Starting out is real easy. Anyone can enjoy the cozy travel north along Route 101 from Paso Robles, cruising through ample wine country, enjoying the Santa Lucia Mountains along the west and the Temblor and Diablo Mountain ranges along the east.

But when you exit at Soledad and head east along Rt 146, the road becomes as narrow as your bathroom door and as twisted as your bathroom plumbing. Much of the roadway has no painted lines on the sides or middle and you would be wise to hug to the right as you snake through turn after turn after turn where you have no idea if anything is coming at you from the other direction. And if there would be, they sure as heck wouldn’t have much room to maneuver.

If you don’t like tight, winding roads, you also probably will not enjoy the periodic pavement drops that result in unplanned airborne excursions when running up some of the asphalt inclines too enthusiastically. It does make for some interesting moments of reflection about the once-in-a-lifetime value of a posted speed limit.

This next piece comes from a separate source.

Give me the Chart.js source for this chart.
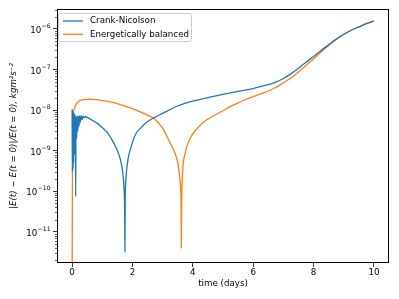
<!DOCTYPE html>
<html>
<head>
<meta charset="utf-8">
<script src="https://cdn.jsdelivr.net/npm/chart.js@4.4.1/dist/chart.umd.min.js"></script>
<style>
  html, body { margin: 0; padding: 0; background: #fff; }
  #wrap { width: 399px; height: 299px; }
</style>
</head>
<body>
<div id="wrap"><canvas id="chartEnergy"></canvas></div>
<script>
// series labels
const seriesNames = ["Crank-Nicolson", "Energetically balanced"];

// Crank-Nicolson: time (days) and relative energy error
const cnTime = [0.0, 0.01, 0.02, 0.03, 0.04, 0.05, 0.06, 0.07, 0.08, 0.09, 0.10, 0.11, 0.12, 0.13,
    0.15, 0.17, 0.19, 0.21, 0.23, 0.25, 0.27, 0.30, 0.33, 0.36, 0.40, 0.45, 0.5, 0.6, 0.8, 1.0,
    1.2, 1.4, 1.55, 1.65, 1.72, 1.74, 1.75, 1.76, 1.78, 1.85, 1.95, 2.1, 2.3, 2.5, 2.7, 3.0, 3.5, 4.0, 4.5,
    5.0, 5.5, 6.0, 6.25, 6.5, 6.75, 7.0, 7.25, 7.5, 7.75, 8.0, 8.25, 8.5, 8.75, 9.0, 9.25, 9.5, 9.75, 10.0];
const cnError = [1.05e-8, 3e-10, 1.0e-8, 3.5e-10, 9e-9, 5e-10, 8.5e-9, 8e-10, 8e-9, 1.2e-9, 7.5e-9, 2e-9, 7.4e-11, 7e-9,
    2e-9, 7.2e-9, 3e-9, 7e-9, 4e-9, 7.2e-9, 5e-9, 7.3e-9, 5.8e-9, 7.1e-9, 6.5e-9, 7.0e-9, 6.6e-9, 6.0e-9, 4.9e-9, 3.7e-9,
    2.6e-9, 1.45e-9, 8e-10, 4e-10, 1.2e-10, 4e-11, 3.2e-12, 6e-11, 1.8e-10, 5.9e-10, 1.2e-9, 2.5e-9, 3.8e-9, 5.2e-9, 6.4e-9, 8.3e-9, 1.26e-8, 1.66e-8, 2.04e-8,
    2.45e-8, 2.9e-8, 3.4e-8, 3.8e-8, 4.25e-8, 4.9e-8, 6.0e-8, 7.8e-8, 1.07e-7, 1.51e-7, 2.09e-7, 2.95e-7, 4.07e-7, 5.6e-7, 7.4e-7, 9.3e-7, 1.12e-6, 1.35e-6, 1.55e-6];

// Energetically balanced: time (days) and relative energy error
const ebTime = [0.0, 0.005, 0.01, 0.02, 0.04, 0.08, 0.15, 0.25, 0.4, 0.6, 0.8, 1.0, 1.5, 2.0, 2.5, 2.7,
    3.0, 3.25, 3.4, 3.5, 3.58, 3.61, 3.62, 3.63, 3.66, 3.75, 3.85, 4.0, 4.25, 4.5, 5.0, 5.25, 5.5, 5.75,
    6.0, 6.25, 6.5, 6.75, 7.0, 7.25, 7.5, 7.75, 8.0, 8.25, 8.5, 8.75, 9.0, 9.25, 9.5, 9.75, 10.0];
const ebError = [1e-13, 1e-11, 1e-10, 2e-9, 7e-9, 1.1e-8, 1.45e-8, 1.7e-8, 1.82e-8, 1.85e-8, 1.8e-8, 1.72e-8, 1.45e-8, 1.08e-8, 7.5e-9, 6.3e-9,
    3.6e-9, 1.55e-9, 9e-10, 5e-10, 1.7e-10, 5e-11, 4e-12, 5e-11, 2.7e-10, 9e-10, 1.6e-9, 2.6e-9, 4.3e-9, 6e-9, 9.6e-9, 1.23e-8, 1.5e-8, 1.82e-8,
    2.14e-8, 2.5e-8, 2.95e-8, 3.6e-8, 4.7e-8, 6.2e-8, 8.7e-8, 1.26e-7, 1.82e-7, 2.7e-7, 3.9e-7, 5.5e-7, 7.35e-7, 9.3e-7, 1.12e-6, 1.35e-6, 1.55e-6];

// axis ticks
const xTicks = [0, 2, 4, 6, 8, 10];
const yDecades = [-11, -10, -9, -8, -7, -6];

const FONT = "DejaVu Sans";
const colors = ["#1f77b4", "#ff7f0e"];

const pairs = (xs, ys) => xs.map((x, i) => ({ x: x, y: ys[i] }));

// frame, minor ticks, 10^n tick labels and legend box like matplotlib
const decorations = {
    id: "decorations",
    afterDraw(chart) {
        const ctx = chart.ctx;
        const a = chart.chartArea;
        const ys = chart.scales.y;
        ctx.save();
        // minor ticks on log axis
        ctx.strokeStyle = "#000";
        ctx.lineWidth = 0.6;
        for (let e = -12; e <= -6; e++) {
            for (let m = 2; m <= 9; m++) {
                const v = m * Math.pow(10, e);
                if (v < ys.min || v > ys.max) continue;
                const py = Math.round(ys.getPixelForValue(v)) + 0.5;
                ctx.beginPath();
                ctx.moveTo(a.left - 2, py);
                ctx.lineTo(a.left, py);
                ctx.stroke();
            }
        }
        // decade labels with raised exponent
        ctx.fillStyle = "#000";
        ctx.textAlign = "right";
        ctx.textBaseline = "middle";
        yDecades.forEach(e => {
            const py = ys.getPixelForValue(Math.pow(10, e));
            const exp = "\u2212" + Math.abs(e);
            ctx.font = "6.2px '" + FONT + "'";
            const ew = ctx.measureText(exp).width;
            const xr = a.left - 6.3;
            ctx.fillText(exp, xr, py - 2.5);
            ctx.font = "8.7px '" + FONT + "'";
            ctx.fillText("10", xr - ew - 0.3, py + 1.8);
        });

        // spines
        ctx.lineWidth = 1;
        ctx.strokeRect(Math.round(a.left) + 0.5, Math.round(a.top) + 0.5,
            Math.round(a.right - a.left) - 1, Math.round(a.bottom - a.top) - 1);

        // legend
        const lx = a.left + 1.5, ly = a.top + 4.5, lw = 133, lh = 28;
        ctx.beginPath();
        ctx.roundRect(lx, ly, lw, lh, 2);
        ctx.fillStyle = "rgba(255,255,255,0.8)";
        ctx.fill();
        ctx.strokeStyle = "#cccccc";
        ctx.lineWidth = 1;
        ctx.stroke();
        ctx.font = "8.7px '" + FONT + "'";
        ctx.textAlign = "left";
        ctx.textBaseline = "middle";
        ctx.fillStyle = "#000";
        chart.data.datasets.forEach((ds, i) => {
            const ry = ly + 7.5 + i * 13.3;
            ctx.strokeStyle = ds.borderColor;
            ctx.lineWidth = 1.3;
            ctx.beginPath();
            ctx.moveTo(lx + 4.5, ry);
            ctx.lineTo(lx + 24.5, ry);
            ctx.stroke();
            ctx.fillText(ds.label, lx + 31.5, ry);
        });
        ctx.restore();
    }
};

new Chart(document.getElementById("chartEnergy"), {
    type: "line",
    data: {
        datasets: [
            {
                label: seriesNames[0],
                data: pairs(cnTime, cnError),
                borderColor: colors[0],
                backgroundColor: colors[0],
                borderWidth: 1.3,
                pointRadius: 0,
                cubicInterpolationMode: "monotone"
            },
            {
                label: seriesNames[1],
                data: pairs(ebTime, ebError),
                borderColor: colors[1],
                backgroundColor: colors[1],
                borderWidth: 1.3,
                pointRadius: 0,
                cubicInterpolationMode: "monotone"
            }
        ]
    },
    plugins: [decorations],
    options: {
        responsive: true,
        maintainAspectRatio: false,
        animation: false,
        layout: { padding: { left: 0, right: 10, top: 9, bottom: 0 } },
        plugins: { legend: { display: false }, tooltip: { enabled: false } },
        scales: {
            x: {
                type: "linear",
                min: -0.5,
                max: 10.5,
                afterBuildTicks: s => { s.ticks = xTicks.map(v => ({ value: v })); },
                afterFit: s => { s.height = 36; },
                grid: { drawOnChartArea: false, tickLength: 4, color: "#000", tickWidth: 0.8 },
                border: { display: false },
                ticks: { padding: 1, color: "#000", font: { family: FONT, size: 8.7 }, maxRotation: 0 },
                title: { display: true, text: "time (days)", color: "#000",
                    font: { family: FONT, size: 8.7 }, padding: { top: 0, bottom: 10 } }
            },
            y: {
                type: "logarithmic",
                min: 1.7e-12,
                max: 3.1e-6,
                afterBuildTicks: s => { s.ticks = yDecades.map(e => ({ value: Math.pow(10, e) })); },
                afterFit: s => { s.width = 57; },
                grid: { drawOnChartArea: false, tickLength: 4, color: "#000", tickWidth: 0.8 },
                border: { display: false },
                ticks: {
                    padding: 2.5, color: "#000", autoSkip: false,
                    font: { family: FONT, size: 8.7 },
                    callback: () => ""
                },
                title: { display: true, text: "|E(t) \u2212 E(t = 0)|/E(t = 0), kgm\u00b2s\u207b\u00b2",
                    color: "#000", font: { family: FONT, size: 8.7, style: "italic" },
                    padding: { top: 9, bottom: 0 } }
            }
        }
    }
});
</script>
</body>
</html>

Pinnacles National Monument itself is a pleasant-enough payoff for navigating the tortuous travails of Rt 146. In fact, the road dead-ends at the park visitor center. Yesiree, if you want to check out the “other” side of the park, it’s a looooooong way back and around to the eastern entrance. But I diverge. The spires and crags of the namesake “Pinnacles” are the remnants of a long-ago volcano that was doing its own rock and roll swagger across ancient Central Coastal California in alignment with the San Andreas fault. For the nature lover, there is ample hiking amongst the towering rocks as well as opportunities to view the condors, some with wing spans up to 10 feet wide (wider than parts of Rt 146).

Whenever you are ready to hit the road, you will enjoy twice the fun as you retrace some 17 miles of convoluted pavement to get back to Rt 101: And if you pass someone riding a unicycle, be sure to wave…it will probably be me!